▶ **Problem description**
Your task is to tally the lines of the listing containing the word "React" and report the figure alone.

▶ **Dataset excerpt**
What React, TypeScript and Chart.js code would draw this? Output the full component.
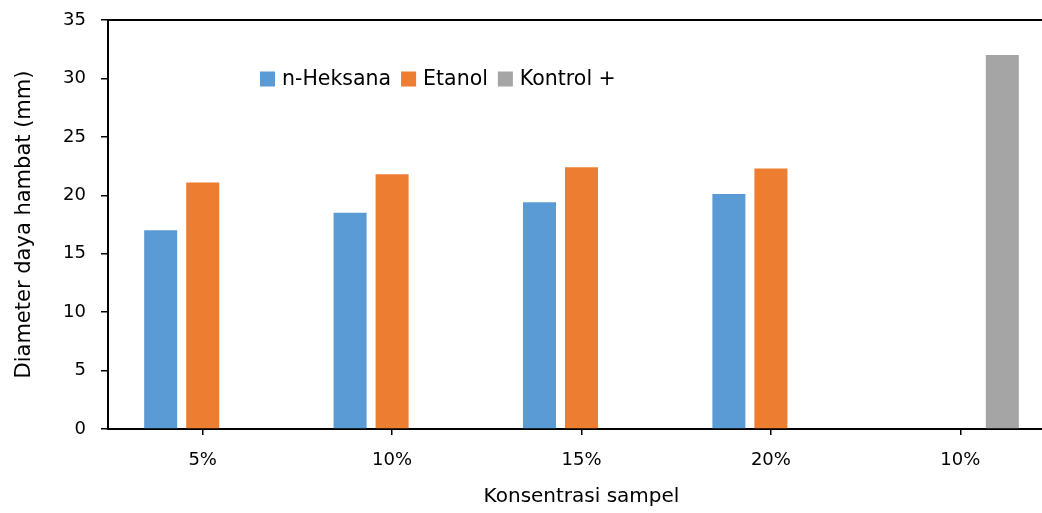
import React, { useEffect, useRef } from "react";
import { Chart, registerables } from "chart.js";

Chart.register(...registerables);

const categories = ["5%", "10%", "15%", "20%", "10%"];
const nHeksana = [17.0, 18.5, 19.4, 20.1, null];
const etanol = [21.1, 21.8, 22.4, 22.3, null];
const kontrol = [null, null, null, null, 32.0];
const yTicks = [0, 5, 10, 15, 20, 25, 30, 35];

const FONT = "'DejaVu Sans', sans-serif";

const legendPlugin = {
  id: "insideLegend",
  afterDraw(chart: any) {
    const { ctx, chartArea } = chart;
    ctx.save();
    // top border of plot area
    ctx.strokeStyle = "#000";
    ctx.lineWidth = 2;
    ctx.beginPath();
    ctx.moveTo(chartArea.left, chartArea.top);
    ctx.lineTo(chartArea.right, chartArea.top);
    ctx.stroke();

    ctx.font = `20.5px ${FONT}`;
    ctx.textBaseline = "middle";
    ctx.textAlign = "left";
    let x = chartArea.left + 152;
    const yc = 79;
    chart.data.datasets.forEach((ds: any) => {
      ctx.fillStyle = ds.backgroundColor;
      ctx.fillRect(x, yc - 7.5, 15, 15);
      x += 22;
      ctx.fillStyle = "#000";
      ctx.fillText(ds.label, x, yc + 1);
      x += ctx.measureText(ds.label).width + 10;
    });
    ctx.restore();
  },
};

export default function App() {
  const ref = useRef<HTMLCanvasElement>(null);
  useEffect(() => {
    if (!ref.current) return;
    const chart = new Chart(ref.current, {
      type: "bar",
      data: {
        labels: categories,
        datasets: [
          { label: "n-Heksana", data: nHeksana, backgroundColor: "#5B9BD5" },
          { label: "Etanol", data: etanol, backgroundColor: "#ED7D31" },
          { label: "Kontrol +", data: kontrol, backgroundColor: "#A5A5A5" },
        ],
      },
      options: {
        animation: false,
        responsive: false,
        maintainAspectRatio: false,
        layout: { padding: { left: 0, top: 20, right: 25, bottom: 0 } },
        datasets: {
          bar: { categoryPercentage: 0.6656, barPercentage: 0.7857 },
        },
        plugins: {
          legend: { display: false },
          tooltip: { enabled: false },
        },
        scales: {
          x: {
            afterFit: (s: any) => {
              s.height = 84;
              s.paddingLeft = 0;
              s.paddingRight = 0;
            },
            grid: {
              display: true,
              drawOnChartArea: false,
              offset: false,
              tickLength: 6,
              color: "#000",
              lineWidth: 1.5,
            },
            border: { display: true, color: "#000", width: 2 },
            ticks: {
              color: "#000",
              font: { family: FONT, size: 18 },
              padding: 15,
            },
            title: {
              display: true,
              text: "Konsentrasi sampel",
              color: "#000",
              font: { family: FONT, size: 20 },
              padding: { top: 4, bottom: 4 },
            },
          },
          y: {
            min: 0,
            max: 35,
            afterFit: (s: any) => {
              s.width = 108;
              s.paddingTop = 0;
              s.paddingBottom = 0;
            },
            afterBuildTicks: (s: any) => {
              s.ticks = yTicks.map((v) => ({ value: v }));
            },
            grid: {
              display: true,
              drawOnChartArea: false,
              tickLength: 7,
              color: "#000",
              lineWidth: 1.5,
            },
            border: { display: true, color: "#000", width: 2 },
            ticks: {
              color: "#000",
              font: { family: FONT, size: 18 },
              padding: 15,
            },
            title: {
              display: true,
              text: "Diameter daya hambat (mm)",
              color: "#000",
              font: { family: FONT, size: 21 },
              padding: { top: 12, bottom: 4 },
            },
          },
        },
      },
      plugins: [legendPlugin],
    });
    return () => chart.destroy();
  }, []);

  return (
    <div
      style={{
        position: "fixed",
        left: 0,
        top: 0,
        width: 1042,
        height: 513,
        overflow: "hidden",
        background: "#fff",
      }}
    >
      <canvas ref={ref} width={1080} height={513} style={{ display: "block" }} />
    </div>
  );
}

▶ **Reply**
2